Rewiring an older home isn't a fault list to be worked through methodically — it's a sympathetic upgrade. The cable that needs to go is mixed in with original detail worth keeping, the switchboard belongs somewhere it won't ruin the room, and the heritage overlay (if there is one) cares about what the front of the house looks like, not what's inside the walls. We've worked in Edwardian, Federation, Victorian and inter-war homes across Hawthorn, Camberwell, Kew, Balwyn and Surrey Hills, and the approach is the same: identify what's genuinely dangerous, keep what's sound, and replace the rest with cable and fittings that look like they belong.
What we replace (the genuinely dangerous stuff)
Knob-and-tube is the obvious one — porcelain insulators and rubber-coated single cores running through the roof space. By now the rubber is perished, the brittle remains crack when touched, and any thermal load (downlights, ducted heating) brings the surface temperature up against what's left of the insulation. We strip it out. The same goes for VIR cable (vulcanised India rubber, common in the 1920s–40s) once the sheath has gone hard, and for any cloth-sheathed run where the insulation has crumbled inside the wall. Older asbestos-sheathed cable — common in the kind of period meter boards you'll find around east Melbourne — gets removed under controlled conditions.
What we keep and restore
Original ceiling roses are almost always salvageable. We pull them down, replace the cable inside them, and refit the original fixture. Period pendants, picture lights and decorative fittings often just need a rewire of the flex and a new earth — the brass or porcelain bodies outlast their cabling by decades. If we genuinely can't save a fitting we'll source a like-for-like reproduction rather than substituting a modern one, and we'll talk you through the options before ordering.
Switchboards in old houses
The default when rewiring an older home is to move the switchboard out of the kitchen or front hall during the upgrade — laundry, pantry, internal cupboard, or a hallway recess all work.
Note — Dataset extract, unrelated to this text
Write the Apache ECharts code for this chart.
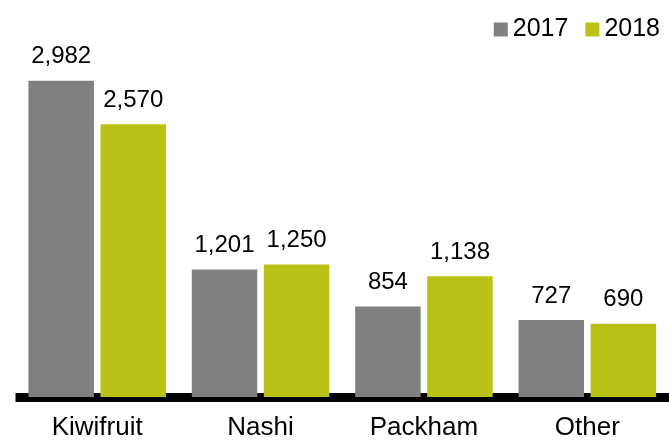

A modern board with safety switches on every circuit is non-negotiable for safety, but it doesn't have to be the first thing visitors see. Where the consumer mains are also undersized — common in homes built for a single light circuit and two power circuits per floor — we resize them at the same time and coordinate the metering reconnection with the distributor.
Heritage overlay considerations
Heritage overlay rules are about exterior visibility. Internal rewiring isn't restricted. Solar conduit on a heritage-significant elevation, external lighting visible from the street, or relocating the meter to a more visible spot — those are the touchpoints, and we flag them in the quote so there's no surprise at certificate-of-occupancy time. Inside the house you can put a modern switchboard, run new circuits, and install LED downlights without engaging council at all.
Standards the work meets
Every job is wired to AS/NZS 3000 (the Wiring Rules) — the same standard new builds work to. There's no separate "heritage exemption" in the Australian electrical code, which means a Federation home with a tasteful new board is held to exactly the same safety bar as a 2026 new build. Hardwired interconnected smoke alarms per AS 3786 go in during any major work, and a Certificate of Electrical Safety is lodged with Energy Safe Victoria on completion.